Hello all,
I have been using a great library to control an Analog Devices chip, adf4351. It uses SPI to communicate between the Arduino and the ADF4351. Long story short, 6 registers need to be written, and all of them are 32 bit integers.
I'm currently in the process of moving to a different Analog Devices chip. Basically everything is the same between the two chips (regarding the SPI communication), except for the number of registers and how long they are. My question is, in the library above; is there anything forcing the registers to be 32 bit long, or is the length determined by the setf function within the ADF4351 class?

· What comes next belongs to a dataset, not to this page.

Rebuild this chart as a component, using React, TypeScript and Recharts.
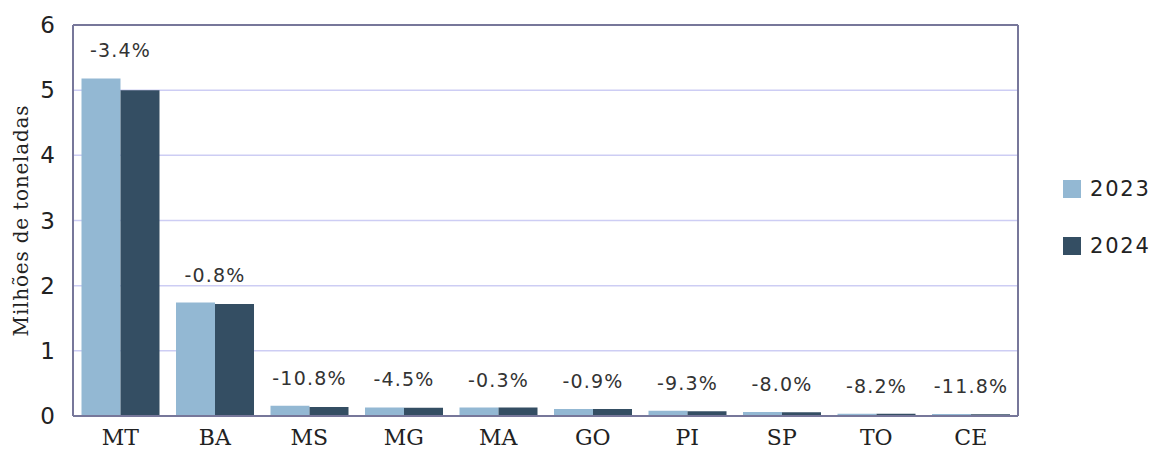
import React from 'react';
import {
  BarChart,
  Bar,
  XAxis,
  YAxis,
  CartesianGrid,
  LabelList,
} from 'recharts';

const states = ['MT', 'BA', 'MS', 'MG', 'MA', 'GO', 'PI', 'SP', 'TO', 'CE'];
const values2023 = [5.18, 1.74, 0.158, 0.132, 0.13, 0.108, 0.082, 0.062, 0.036, 0.03];
const values2024 = [5.0, 1.72, 0.138, 0.126, 0.13, 0.107, 0.074, 0.057, 0.033, 0.027];
const changes = ['-3.4%', '-0.8%', '-10.8%', '-4.5%', '-0.3%', '-0.9%', '-9.3%', '-8.0%', '-8.2%', '-11.8%'];
const yTicks = [0, 1, 2, 3, 4, 5, 6];

const LIGHT = '#93b8d3';
const DARK = '#344e63';
const FRAME = '#77779a';
const GRID = '#cdcdf4';

const data = states.map((s, i) => ({
  state: s,
  y2023: values2023[i],
  y2024: values2024[i],
  change: changes[i],
}));

const ChangeLabel = (props: any) => {
  const { x, y, width, index } = props;
  return (
    <text
      x={x + width}
      y={y - 21}
      textAnchor="middle"
      fill="#333"
      fontSize={19}
      letterSpacing={1.2}
      fontFamily="DejaVu Sans, sans-serif"
    >
      {changes[index]}
    </text>
  );
};

const AxisTitle = (props: any) => {
  const { viewBox } = props;
  const cy = viewBox.y + viewBox.height / 2;
  return (
    <text
      x={28}
      y={cy}
      transform={`rotate(-90, 28, ${cy})`}
      textAnchor="middle"
      fill="#222"
      fontSize={20}
      letterSpacing={0.8}
      fontFamily="DejaVu Serif, serif"
    >
      Milhões de toneladas
    </text>
  );
};

export default function App() {
  return (
    <div style={{ position: 'absolute', left: 0, top: 0, width: 1154, height: 454, background: '#fff' }}>
      <BarChart
        width={1154}
        height={454}
        data={data}
        margin={{ top: 24, right: 135, left: 0, bottom: 0 }}
        barCategoryGap="9%"
        barGap={0}
      >
        <CartesianGrid vertical={false} stroke={GRID} strokeWidth={1.5} />
        <XAxis
          dataKey="state"
          height={38}
          axisLine={{ stroke: FRAME, strokeWidth: 2 }}
          tickLine={false}
          tickSize={0}
          tickMargin={13}
          tick={{ fill: '#222', fontSize: 22, fontFamily: 'DejaVu Serif, serif' }}
          interval={0}
        />
        <XAxis
          xAxisId="top"
          orientation="top"
          dataKey="state"
          height={1}
          axisLine={{ stroke: FRAME, strokeWidth: 2 }}
          tick={false}
          tickLine={false}
        />
        <YAxis
          domain={[0, 6]}
          ticks={yTicks}
          width={73}
          axisLine={{ stroke: FRAME, strokeWidth: 2 }}
          tickLine={false}
          tickSize={0}
          tickMargin={18}
          tick={{ fill: '#222', fontSize: 23, fontFamily: 'DejaVu Sans, sans-serif' }}
          label={<AxisTitle />}
        />
        <YAxis
          yAxisId="right"
          orientation="right"
          width={1}
          domain={[0, 6]}
          axisLine={{ stroke: FRAME, strokeWidth: 2 }}
          tick={false}
          tickLine={false}
        />
        <Bar dataKey="y2023" fill={LIGHT} isAnimationActive={false}>
          <LabelList dataKey="change" content={<ChangeLabel />} />
        </Bar>
        <Bar dataKey="y2024" fill={DARK} isAnimationActive={false} />
      </BarChart>
      <div
        style={{
          position: 'absolute',
          left: 1063,
          top: 178,
          fontFamily: 'DejaVu Sans, sans-serif',
          fontSize: 21,
          letterSpacing: 1.8,
          color: '#222',
        }}
      >
        {[
          { name: '2023', color: LIGHT },
          { name: '2024', color: DARK },
        ].map((item, i) => (
          <div key={item.name} style={{ display: 'flex', alignItems: 'center', height: 22, marginBottom: i === 0 ? 35 : 0 }}>
            <span style={{ width: 18, height: 18, background: item.color, display: 'inline-block', marginRight: 9 }} />
            <span>{item.name}</span>
          </div>
        ))}
      </div>
    </div>
  );
}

Second question, during the writeDev function in the ADF4351 class, I don't understand what is happening during the loop
void ADF4351::writeDev(int n, Reg r)
{
byte txbyte ;
int i ;
digitalWrite(pinSS, LOW) ;
delayMicroseconds(10) ;
i=n ; // not used
for ( i = 3 ; i > -1 ; i--) {
txbyte = (byte) (r.whole >> (i * 8)) ;
SPI.transfer(txbyte) ;
}
digitalWrite(pinSS, HIGH) ;
delayMicroseconds(5) ;
digitalWrite(pinSS, LOW) ;
}
I am guessing the 32 bit register is broken up into 4 bytes and transferred one byte at a time, but i dont understand the syntax. Follow up, is this function forcing the registers to be multiples of 8? Or is that simply how the communication is done? I ask because the ADF4153 has 4 registers to write: 24, 24, 16, and 12 bits.
Thanks in advance,
ps: is there a way to post code better than a quote?
ps: is there a way to post code better than a quote?
Use </> code-tags
byte txbyte ;
int i ;
digitalWrite(pinSS, LOW) ;
delayMicroseconds(10) ;
i=n ; // not used
for ( i = 3 ; i > -1 ; i--) {
txbyte = (byte) (r.whole >> (i * 8)) ;
SPI.transfer(txbyte) ;
}
It is not the most elegant way of doing it, but yes r.whole is shifted out for first 24 bits, then 16 bits then 8, and then 0. This means that after storing the result in an 8 bit variable, any other bits are 'chopped' of, and only the 8 least significant bits are sent. So it send them a a byte at a time MSB first.
Deva_Rishi:
other bits are 'chopped' of, and only the 8 least significant bits are sent.
Thanks for the help! Couple of follow ups if you don't mind: I understand this family of ICs need their shift registers to be written MSB first. However, is there a reason the transfer is done a byte at a time? Is that simply how SPI is done, or just a convention chosen by the library author?
This would be a problem when trying to try write to a 12 bit shift register in 8 bit bytes.
Thanks for your patience!
Sami
I understand this family of ICs need their shift registers to be written MSB first.
Most of them do, but the SPI library does allow for it to be done the other way around.
is there a reason the transfer is done a byte at a time? Is that simply how SPI is done, or just a convention chosen by the library author?
to be honest i am not sure of SPI is dependent on a byte at a time, but it is the way it is setup in SPI.h,
This would be a problem when trying to try write to a 12 bit shift register in 8 bit bytes.
First of all, all bytes are 8 bit, 4 bits are a Nibble (half a byte, the one how called it that certainly had a sense of humor. and 16 bits are a Word. There is no real name for 12 bits (other than 3 Nibbles of course) If that is really a problem i can't tell you, you see if you write 16 bits to a 12 bit register, the 4 bits that were sent first, simply fall out at the other end, so unless the reading of the register occurs after 12 clock pulses, there is no problem. Still if that would be the issue, than either you can modify SPI.h or just go for a slower transfer, setting each of the 12 bits, followed by a clock pulse.
Within the SPI.h library there is a function for writing a Word as well, so adding a specific 12-bit version shouldn't be to complicated, but i think i would first try to just send 16 bits of which the first 4 are '0', first.